TEHRAN, Young Journalists Club (YJC) -From a distance, the volunteers cleaning up a clogged Bangkok waterway could be mistaken for Scouts, but the group, wearing yellow foulards and blue hats, are part of a volunteer program started by Thai King Maha Vajiralongkorn, 66.
The “Volunteer Spirit” scheme, which officially began in 2017, has created a new army of civilians who have pledged allegiance to the king and are boosting the image of Vajiralongkorn ahead of his formal coronation at year-end.
Vajiralongkorn’s father, King Bhumibol Adulyadej, was revered by Thais during his seven decades on the throne and the deep relationship between the monarchy and the military helped facilitate a smooth royal transition following his death in October 2016.
Since then, the new king has brought about a major shake-up of royal affairs, and some observers have said he may be seeking to distance himself from the military, which has been in power in Thailand since a 2014 coup.
Last year, Vajiralongkorn demanded unprecedented changes to a constitutional draft endorsed by the military government. He has also taken back control of royal assets formally managed by the government.

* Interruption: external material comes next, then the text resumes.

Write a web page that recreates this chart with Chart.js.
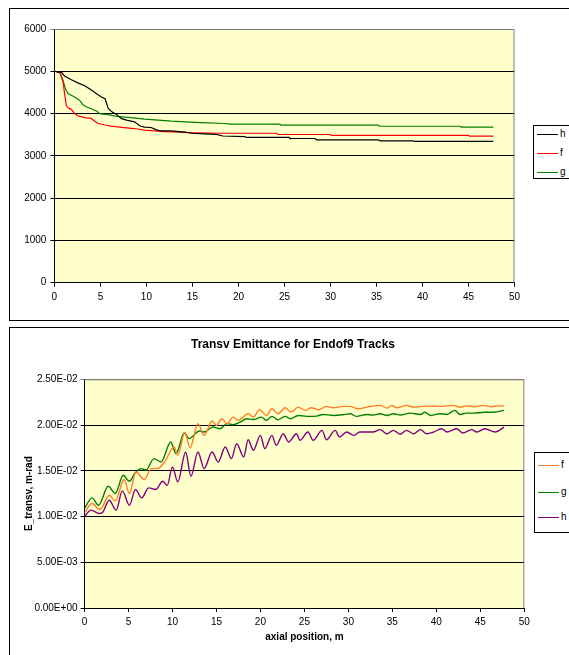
<!DOCTYPE html>
<html>
<head>
<meta charset="utf-8">
<script src="https://cdn.jsdelivr.net/npm/chart.js@4.4.1/dist/chart.umd.min.js"></script>
<style>
  html, body { margin:0; padding:0; background:#fff; overflow:hidden; width:569px; height:655px; }
  body { position:relative; font-family:"Liberation Sans", Arial, sans-serif; }
  .frame { position:absolute; border:1px solid #000; background:#fff; }
  canvas { position:absolute; }
  .legend { position:absolute; border:1px solid #000; background:#fff; width:60px; }
  .legend .item { position:absolute; left:0; height:12px; font-size:10px; line-height:12px; color:#000; }
  .legend .swatch { position:absolute; left:0; top:6px; width:21px; height:0; border-top:1.5px solid #000; }
  .legend .txt { position:absolute; left:23px; top:0; }
</style>
</head>
<body>
<div class="frame" style="left:9px;top:8px;width:620px;height:311px"></div>
<div class="frame" style="left:9px;top:327px;width:620px;height:400px"></div>
<canvas id="top" width="566" height="310" style="left:10px;top:9px"></canvas>
<canvas id="bottom" width="566" height="327" style="left:10px;top:328px"></canvas>
<div class="legend" id="legTop" style="left:533px;top:125px;height:52px"></div>
<div class="legend" id="legBottom" style="left:534px;top:452px;height:79px"></div>
<script>
// ---- top chart: three descending curves ----
const hX = [0, 0.8, 1.1, 1.85, 2.6, 3.3, 3.85, 4.4, 5.1, 5.5, 5.85, 6.2, 6.75, 7.3, 7.85, 8.7, 9.3, 9.8, 10.5, 11.1, 11.5, 12.7, 14.2, 14.9, 16.3, 17.6, 18.3, 20.7, 20.9, 25.5, 25.6, 28.3, 28.5, 35.2, 35.4, 39.0, 39.2, 47.7]
const hY = [5000, 4970, 4890, 4800, 4720, 4660, 4580, 4500, 4390, 4350, 4120, 4050, 3980, 3880, 3845, 3805, 3705, 3680, 3670, 3615, 3590, 3590, 3560, 3535, 3520, 3508, 3470, 3455, 3435, 3435, 3410, 3410, 3380, 3380, 3355, 3355, 3340, 3340]
const fX = [0, 0.6, 0.95, 1.13, 1.3, 1.5, 1.85, 2.2, 2.6, 3.3, 4.0, 4.4, 4.75, 5.5, 6.2, 7.3, 8.4, 9.1, 9.8, 10.9, 12.0, 13.5, 15.3, 17.8, 24.1, 24.3, 30.0, 30.1, 45.0, 45.1, 47.7]
const fY = [5000, 4970, 4740, 4430, 4190, 4130, 4100, 4000, 3945, 3905, 3885, 3820, 3765, 3730, 3705, 3675, 3650, 3635, 3610, 3590, 3575, 3560, 3545, 3535, 3535, 3505, 3505, 3485, 3485, 3465, 3465]
const gX = [0, 0.6, 0.95, 1.2, 1.5, 2.2, 2.75, 3.1, 3.5, 4.0, 4.6, 4.9, 5.85, 6.6, 7.65, 8.6, 9.8, 11.3, 12.7, 14.2, 16.0, 18.5, 19.1, 24.5, 24.6, 35.2, 35.3, 44.1, 44.2, 47.7]
const gY = [5000, 4970, 4775, 4580, 4465, 4390, 4310, 4210, 4155, 4115, 4055, 4000, 3975, 3940, 3915, 3900, 3870, 3845, 3820, 3805, 3785, 3765, 3750, 3750, 3725, 3725, 3700, 3700, 3680, 3680]
const topYTicks = ['0', '1000', '2000', '3000', '4000', '5000', '6000']

// ---- bottom chart: Transv Emittance ----
const efX = [0, 0.85, 1.76, 2.82, 3.5, 4.5, 5.1, 5.85, 6.8, 7.6, 8.3, 9.1, 10.2, 10.6, 11.4, 12.0, 12.9, 13.6, 14.5, 15.0, 15.6, 16.2, 16.9, 17.5, 18.6, 19.2, 19.9, 20.7, 21.3, 22.0, 22.8, 23.5, 24.3, 25.1, 25.8, 26.6, 27.5, 28.3, 29.4, 30.2, 31.1, 32.1, 33.6, 34.4, 34.9, 35.5, 36.6, 37.4, 38.9, 40.4, 41.9, 42.7, 43.4, 44.3, 45.3, 46.3, 47.0, 47.7]
const efY = [0.01040, 0.01142, 0.01076, 0.01233, 0.01171, 0.01404, 0.01251, 0.01487, 0.01404, 0.01524, 0.01524, 0.01596, 0.01760, 0.01669, 0.01920, 0.01750, 0.02015, 0.01887, 0.02044, 0.01996, 0.02069, 0.02015, 0.02087, 0.02051, 0.02124, 0.02087, 0.02167, 0.02105, 0.02178, 0.02124, 0.02189, 0.02142, 0.02196, 0.02160, 0.02189, 0.02167, 0.02204, 0.02189, 0.02204, 0.02204, 0.02178, 0.02196, 0.02215, 0.02185, 0.02215, 0.02189, 0.02215, 0.02196, 0.02207, 0.02204, 0.02215, 0.02196, 0.02210, 0.02200, 0.02215, 0.02200, 0.02210, 0.02210]
const egX = [0, 0.85, 1.6, 2.7, 3.5, 4.4, 5.1, 5.7, 6.4, 7.0, 7.9, 8.7, 9.8, 10.4, 11.35, 11.9, 13.05, 13.6, 14.6, 15.4, 16.2, 16.9, 17.7, 18.4, 19.2, 20.1, 20.7, 21.3, 22.0, 22.8, 23.4, 24.3, 25.3, 26.4, 27.1, 28.3, 29.6, 30.2, 30.9, 32.1, 32.8, 33.6, 34.4, 35.1, 35.9, 37.0, 38.2, 38.7, 39.3, 40.4, 41.2, 42.1, 42.7, 43.4, 44.2, 45.5, 46.5, 47.7]
const egY = [0.01087, 0.01204, 0.01124, 0.01331, 0.01251, 0.01451, 0.01385, 0.01469, 0.01524, 0.01510, 0.01633, 0.01596, 0.01815, 0.01687, 0.01916, 0.01851, 0.01935, 0.01924, 0.01978, 0.01960, 0.02015, 0.02004, 0.02033, 0.02069, 0.02060, 0.02087, 0.02051, 0.02095, 0.02058, 0.02095, 0.02069, 0.02105, 0.02095, 0.02098, 0.02116, 0.02105, 0.02116, 0.02124, 0.02095, 0.02116, 0.02108, 0.02124, 0.02105, 0.02124, 0.02110, 0.02130, 0.02116, 0.02140, 0.02105, 0.02124, 0.02116, 0.02160, 0.02116, 0.02130, 0.02130, 0.02140, 0.02140, 0.02160]
const ehX = [0, 0.74, 1.7, 2.1, 2.8, 3.6, 4.3, 5.1, 5.8, 6.5, 7.3, 8.1, 8.9, 9.4, 10.0, 10.6, 11.5, 12.1, 12.9, 13.6, 14.5, 15.2, 16.0, 16.7, 17.3, 18.1, 18.6, 19.2, 20.0, 20.5, 21.3, 21.8, 22.6, 23.2, 24.1, 24.5, 25.4, 26.0, 27.0, 27.5, 28.5, 29.0, 29.8, 30.6, 31.3, 32.8, 33.6, 34.4, 35.1, 35.9, 36.6, 37.4, 38.2, 38.9, 39.7, 40.6, 41.2, 42.3, 43.0, 44.0, 44.6, 45.5, 46.7, 47.7]
const ehY = [0.01000, 0.01070, 0.01033, 0.01050, 0.01178, 0.01070, 0.01280, 0.01124, 0.01295, 0.01204, 0.01313, 0.01295, 0.01385, 0.01340, 0.01542, 0.01378, 0.01705, 0.01440, 0.01705, 0.01524, 0.01705, 0.01596, 0.01760, 0.01633, 0.01796, 0.01651, 0.01840, 0.01724, 0.01887, 0.01742, 0.01887, 0.01778, 0.01905, 0.01815, 0.01905, 0.01833, 0.01924, 0.01833, 0.01942, 0.01840, 0.01942, 0.01869, 0.01924, 0.01887, 0.01924, 0.01924, 0.01950, 0.01905, 0.01942, 0.01900, 0.01942, 0.01905, 0.01950, 0.01905, 0.01924, 0.01960, 0.01924, 0.01960, 0.01913, 0.01950, 0.01924, 0.01960, 0.01924, 0.01978]
const bottomYTicks = ['0.00E+00', '5.00E-03', '1.00E-02', '1.50E-02', '2.00E-02', '2.50E-02']
const xTicks = ['0', '5', '10', '15', '20', '25', '30', '35', '40', '45', '50']

const pts = (xs, ys) => xs.map((x, i) => ({x, y: ys[i]}))
const FONT = '"Liberation Sans", Arial, sans-serif'

// yellow plot area + grey frame on top / right
const plotArea = {
  id: 'plotArea',
  afterLayout(chart){
    // centre the title over the whole chart frame, not just the plot
    if(chart.titleBlock){ chart.titleBlock.left = 0; chart.titleBlock.right = chart.width }
  },
  beforeDraw(chart){
    const {ctx, chartArea: a} = chart
    ctx.save(); ctx.fillStyle = '#FFFFCC'; ctx.fillRect(a.left, a.top, a.width, a.height); ctx.restore()
  },
  afterDraw(chart){
    const {ctx, chartArea: a} = chart
    ctx.save(); ctx.strokeStyle = '#808080'; ctx.lineWidth = 1
    ctx.beginPath(); ctx.moveTo(a.left, a.top + 0.5); ctx.lineTo(a.right - 0.5, a.top + 0.5); ctx.lineTo(a.right - 0.5, a.bottom); ctx.stroke()
    ctx.restore()
  }
}

function axes(opts){
  return {
    x: {
      type: 'linear', min: 0, max: 50,
      afterFit: s => { s.height = opts.xH },
      grid: {drawOnChartArea: false, color: '#000', tickLength: 4},
      border: {color: '#000'},
      ticks: {stepSize: 5, color: '#000', padding: opts.xPad, font: {family: FONT, size: 10}, maxRotation: 0,
        callback: (v, i) => xTicks[i]},
      title: opts.xTitle
    },
    y: {
      min: 0, max: opts.yMax,
      afterFit: s => { s.width = opts.yW },
      grid: {color: c => (c.tick && c.tick.value >= opts.yMax) ? '#808080' : '#000', tickLength: 4},
      border: {color: '#000'},
      ticks: {stepSize: opts.yStep, color: '#000', padding: opts.yPad, font: {family: FONT, size: 10},
        callback: (v, i) => opts.yLabels[i]},
      title: opts.yTitle
    }
  }
}

function makeLegend(el, datasets, rows){
  datasets.forEach((d, i) => {
    const it = document.createElement('div'); it.className = 'item'
    it.style.top = rows[i] + 'px'; it.style.left = '3px'
    it.innerHTML = '<div class="swatch" style="border-top-color:' + d.borderColor + '"></div><div class="txt">' + d.label + '</div>'
    el.appendChild(it)
  })
}

const topSets = [
  {label: 'h', data: pts(hX, hY), borderColor: '#000000', borderWidth: 1.2, pointRadius: 0, tension: 0},
  {label: 'f', data: pts(fX, fY), borderColor: '#FF0000', borderWidth: 1.2, pointRadius: 0, tension: 0},
  {label: 'g', data: pts(gX, gY), borderColor: '#008000', borderWidth: 1.2, pointRadius: 0, tension: 0}
]
new Chart(document.getElementById('top'), {
  type: 'line',
  data: {datasets: topSets},
  options: {
    responsive: false, animation: false,
    layout: {padding: {top: 20, right: 61.5, left: 0, bottom: 0}},
    plugins: {legend: {display: false}, tooltip: {enabled: false}},
    scales: axes({xH: 36.3, xPad: 5, yW: 44.4, yPad: 4, yMax: 6000, yStep: 1000, yLabels: topYTicks})
  },
  plugins: [plotArea]
})
makeLegend(document.getElementById('legTop'), topSets, [2, 21, 40])

const bottomSets = [
  {label: 'f', data: pts(efX, efY), borderColor: '#FF7F27', borderWidth: 1.4, pointRadius: 0, cubicInterpolationMode: 'monotone'},
  {label: 'g', data: pts(egX, egY), borderColor: '#008000', borderWidth: 1.4, pointRadius: 0, cubicInterpolationMode: 'monotone'},
  {label: 'h', data: pts(ehX, ehY), borderColor: '#800080', borderWidth: 1.4, pointRadius: 0, cubicInterpolationMode: 'monotone'}
]
new Chart(document.getElementById('bottom'), {
  type: 'line',
  data: {datasets: bottomSets},
  options: {
    responsive: false, animation: false,
    layout: {padding: {top: 0, right: 51.7, left: 0, bottom: 0}},
    plugins: {
      legend: {display: false}, tooltip: {enabled: false},
      title: {display: true, text: 'Transv Emittance for Endof9 Tracks', color: '#000',
        font: {family: FONT, size: 12, weight: 'bold'}, padding: {top: 9, bottom: 27.9}}
    },
    scales: axes({xH: 47, xPad: 4, yW: 74.5, yPad: 3, yMax: 0.025, yStep: 0.005, yLabels: bottomYTicks,
      xTitle: {display: true, text: 'axial position, m', color: '#000', font: {family: FONT, size: 10, weight: 'bold'}, padding: {top: 0, bottom: 12}},
      yTitle: {display: true, text: 'E_transv, m-rad', color: '#000', font: {family: FONT, size: 10, weight: 'bold'}, padding: {top: 13, bottom: 0}}})
  },
  plugins: [plotArea]
})
makeLegend(document.getElementById('legBottom'), bottomSets, [6, 33, 58])
</script>
</body>
</html>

David Streckfuss, a Thailand-based independent scholar said he saw the volunteer program as an attempt by the king to create a separate power base.
“If the monarchy is ... to distinguish itself from the military and attempt to bring Thailand into a democratic constitutional monarchy, then we might look at this effort by the new monarch as creating an alternative power base,” Streckfuss told Reuters.
The palace declined comment.
Vajiralongkorn however is thought to have a good working relationship with Prime Minister Prayuth Chan-ocha, who came to power following the 2014 coup.